RINCIAN PENJELASAN METODE KEDUA PENGANGKATAN IMAM (PENUNJUKAN SESE-ORANG SEPENINGGAL IMAM)

Yaitu, Khalifah ketika masih hidup –baik dalam kondisi sakit atau sehat—menunjuk seseorang sebagai Khalifah sepeninggalnya. Oleh karena itu, metode ini disebut metode Al-‘Ahdu (penunjukkan).

Imam Nawawi berkata: “Mereka sepakat bahwa ketika khalifah mengalami tanda-tanda kematian, ia boleh mengangkat orang lain dan boleh juga tidak. Jika ia tidak melakukannya berarti ia telah meneladani Nabi SAW, jika melakukannya berarti ia telah meneladani Abu Bakar. Mereka semua sekapat bahwa khalifah bisa diangkat dengan penunjukkan Imam sebelumnya.” (Syarah Muslim: XII/ 205)

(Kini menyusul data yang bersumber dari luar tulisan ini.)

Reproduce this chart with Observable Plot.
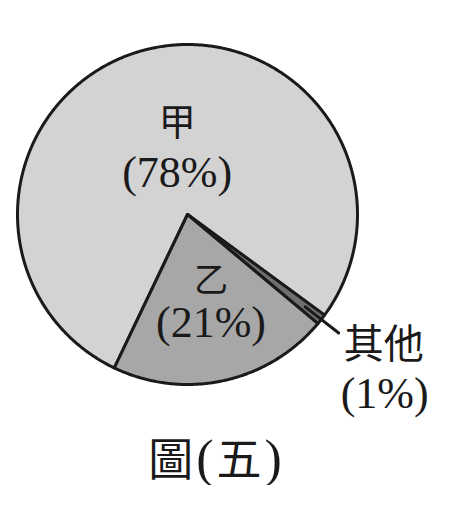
<!DOCTYPE html>
<html><head><meta charset="utf-8">
<script src="https://cdn.jsdelivr.net/npm/d3@7"></script>
<script src="https://cdn.jsdelivr.net/npm/@observablehq/plot@0.6"></script>
<style>
html,body{margin:0;padding:0;background:#fff;}
#chart svg{display:block;}
#cap{width:449px;text-align:center;position:relative;left:-8px;margin-top:8px;line-height:1;color:#1a1a1a;white-space:nowrap;letter-spacing:3px;}
#cap .cjk{font-family:"Noto Sans CJK TC";font-size:45px;}
#cap .lat{font-family:"Liberation Serif";font-size:52px;}
</style></head><body>
<div id="chart"></div>
<div id="cap"></div>
<script>
// ---- data ----
const names = ["甲", "其他", "乙"];
const percents = [78, 1, 21];
const pctLabels = ["(78%)", "(1%)", "(21%)"];
const colors = ["#d3d3d3", "#6f6f6f", "#a7a7a7"];
const captionParts = [["圖","cjk"],["(","lat"],["五","cjk"],[")","lat"]];

// ---- build slices from the data ----
const startDeg = 205.5; // compass degrees, clockwise from north
const total = d3.sum(percents);
let acc = startDeg;
const slices = names.map((name, i) => {
  const a0 = acc, a1 = acc + percents[i] / total * 360;
  acc = a1;
  return {name, pct: pctLabels[i], a0, a1, mid: (a0 + a1) / 2, i};
});
const pol = (deg, r) => {
  const t = deg * Math.PI / 180;
  return {x: r * Math.sin(t), y: r * Math.cos(t)};
};
const points = [];
for (const s of slices) {
  points.push({name: s.name, ...pol(s.a0, 0)});
  const n = Math.max(2, Math.ceil((s.a1 - s.a0) / 0.5));
  for (let k = 0; k <= n; k++) {
    points.push({name: s.name, ...pol(s.a0 + (s.a1 - s.a0) * k / n, 1)});
  }
  points.push({name: s.name, ...pol(s.a0, 0)});
}
const other = slices[1];
const leader = [{...pol(other.mid, 0.88)}, {...pol(other.mid, 1.13)}];

const ink = "#1a1a1a";
function innerLabel(s, r, nameDy, nameSize) {
  const p = pol(s.mid, r);
  return [
    Plot.text([s], {x: () => p.x, y: () => p.y, text: "pct",
      fontFamily: "Liberation Serif", fontSize: 44, fill: ink, lineAnchor: "middle"}),
    Plot.text([s], {x: () => p.x, y: () => p.y, dy: nameDy, text: "name",
      fontFamily: "Noto Sans CJK TC", fontSize: nameSize, fill: ink, lineAnchor: "middle"})
  ];
}

const chart = Plot.plot({
  width: 449,
  height: 425,
  margin: 0,
  style: {background: "#fff", overflow: "visible"},
  x: {domain: [-1, 1], range: [17, 357], axis: null},
  y: {domain: [-1, 1], range: [384, 44], axis: null},
  color: {domain: names, range: colors},
  marks: [
    Plot.line(points, {x: "x", y: "y", z: "name", fill: "name", stroke: ink, strokeWidth: 3, strokeLinejoin: "round", curve: "linear"}),
    Plot.line(leader, {x: "x", y: "y", stroke: ink, strokeWidth: 3}),
    ...innerLabel(slices[0], 0.25, -49, 37),
    ...innerLabel(slices[2], 0.65, -41, 34),
    Plot.text([other], {
      x: d => pol(d.mid, 1.13).x, y: d => pol(d.mid, 1.13).y,
      dx: 5, dy: 12, text: "name", textAnchor: "start",
      fontFamily: "Noto Sans CJK TC", fontSize: 40, fill: ink, lineAnchor: "middle"
    }),
    Plot.text([other], {
      x: d => pol(d.mid, 1.13).x, y: d => pol(d.mid, 1.13).y,
      dx: 2, dy: 61, text: "pct", textAnchor: "start",
      fontFamily: "Liberation Serif", fontSize: 44, fill: ink, lineAnchor: "middle"
    })
  ]
});
document.getElementById("chart").append(chart);
const cap = document.getElementById("cap");
for (const [t, c] of captionParts) {
  const sp = document.createElement("span");
  sp.className = c; sp.textContent = t; cap.append(sp);
}
</script>
</body></html>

Al-Mawardi juga menyatakan adanya Ijmak mengenai bolehnya Imam diangkat berdasarkan penunjukkan Imam sebelumnya. (Lihat Al-Ahkam As-Sulthoniyah: hal. 10)

Dalam hal itu ia menggunakan dalil dengan penunjukkan Abu Bakar terhadap Umar radhiyallahu ‘anhuma dan kaum Muslimin menyetujuinya. Juga karena Umar menunjuk 6 anggota Majelis Syuro dan kaum Muslimin menerimanya. Inilah inti perkataan Al-Mawardi.

Dalil lain yang menunjukkan bolehnya penunjukkan adalah riwayat yang dibawakan Muslim dari hadits Aisyah radhiyallahu ‘anha ia berkata: “Rosululloh SAW berkata kepadaku:

ادعي لي أباكِ وأخاكِ حتى أكتب كتاباً، فإني أخاف أن يتمنى متمنّ ويقول قائل: أنا أولى. ويأبى الله والمؤمنون إلا أبا بكر

“Panggillah ayah dan saudaramu agar kutulis surat wasiat. Karena aku khawatir kelak ada yang berangan-angan dengan mengatakan: Aku lah yang paling berhak (menjadi pemimpin), padahal Alloh dan orang-orang beriman tidak menghendaki selain Abu Bakar.” (HR. Muslim –Kitab Fadho’ilus Shohabah- Bab Min Fadho’ili Abi Bakr: 2387)

Nabi SAW tidak memperhatikan suatu hal melainkan menunjukkan hal itu boleh.